Wednesday, October 15, 2014

The Past Catches Up with

Sometimes the past catches up when you are not looking.  You are, in fact, focused off to the sides, caught up in delicious or fearful distractions, but never boring ones.  Boring things have become like mosquitoes on a Summer's night, things to be swatted away.

Perhaps you are trying to game the system by seeing way off into the future.  This means you have been caught up in plans, schemes, stories to the point where you now believe you have enough to move on them, hopeful of implementing them, hopeful of some tangible result.

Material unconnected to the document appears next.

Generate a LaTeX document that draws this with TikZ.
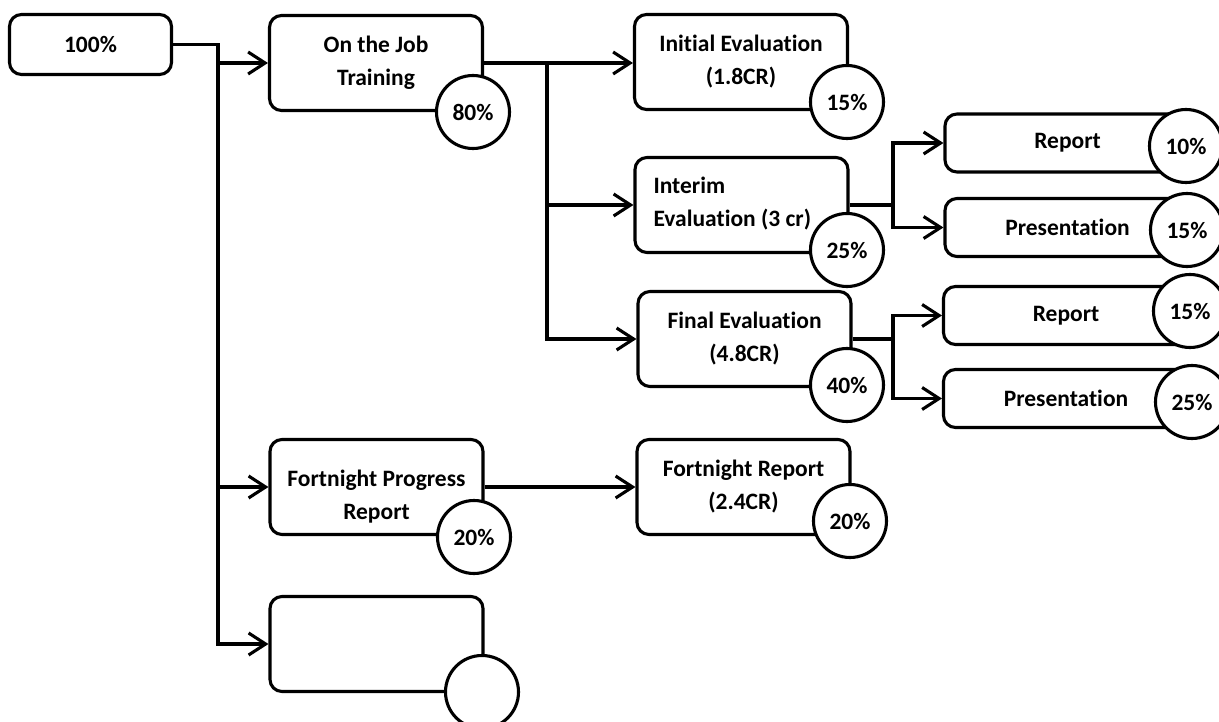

In any of these cases, you are not prepared for the way the past will pull you off the scent.  There is some likelihood you are engaged in getting as far from the past as possible, attempting to escape from being the hostage in which you were held, reassuring yourself how steady and certain the decisions you are about to make now have become. Even if this is not the case, you cannot help asking if it is so, wondering if the past and your memory of it is reliable.

You do want reliability, don't you?  You do want some validation that the decisions you are about to make from this moment forth have greater gravitas or humor or reliability or resonance than the ones you made some time ago. Isn't that what growth and experience, and understanding, and story arc are all about?

Some of the decisions you made in the past were of an equivalent value to the stories of young persons deciding to run away from home, not by any means because you were subject to abuse or even misunderstanding but because you interpreted your circumstances in a way that allowed you to believe you were misunderstood.

Plans, schemes, and stories begin in the now moment, but they want to work their way into the future to provide a goal you've been harboring for a long time.  Although you try not to think of it as such, in most cases, you need the past as a leavening, a benchmark of some sort to show you where you've been, perhaps even to delude you into thinking you've come along farther than you in fact have.

Look how easy it is for the past to bring in this sense of enigma so vital to story.  If a thing is too clear or too certain, trust and confidence begin packing their bags, wanting a quick get away.  When a thing is swirled in the mystery of maybe, it has the most power over us, arresting our certainty.

You find yourself wishing to join those who appreciate an instinctive flash of insight, a blaze of understanding, a lightning flash that illuminates the way out of a problem or sheds light on an entryway you'd overlooked.  There have been times when such visions appeared.  You seized on them without question or hesitation because of a past history in which you were too many times in a dither, hesitant instead of propelled into the risky future by the engines of instinct.  You saw virtues in being decisive.

But consider this, while you were seeing virtues in decisiveness, you were experiencing at first hand being seen as impulsive.  Wasn't this little more than an existential version of the half-full/half empty glass riddle? Where to go with this dialect?  Why, into the future, of course.

Your personal experiences with instinctive visions and leaps into the future and your growing awareness of the experiences of others has lead you to a place where the shadows of choice and decision have begun to reveal themselves as tangible forms.  

The men and women who have produced things of resonant value for you may have started with a slight glimmer of vision, but then came to the place where they had to dither and fret, do and revise, do and throw away, only to begin from the source once again.

A look at the night sky, a painting, a design, a page of story all seem so intuitive, so fresh and gravid with meaning and implication.  So yes, the past catches up when you are not looking, bringing you implication, fresh batteries for your portable lights, codices of information presented to you now, as though for the first time.  The past brings information, but it may not always be the most reliable, and so you dither, then pick a direction.  Then act.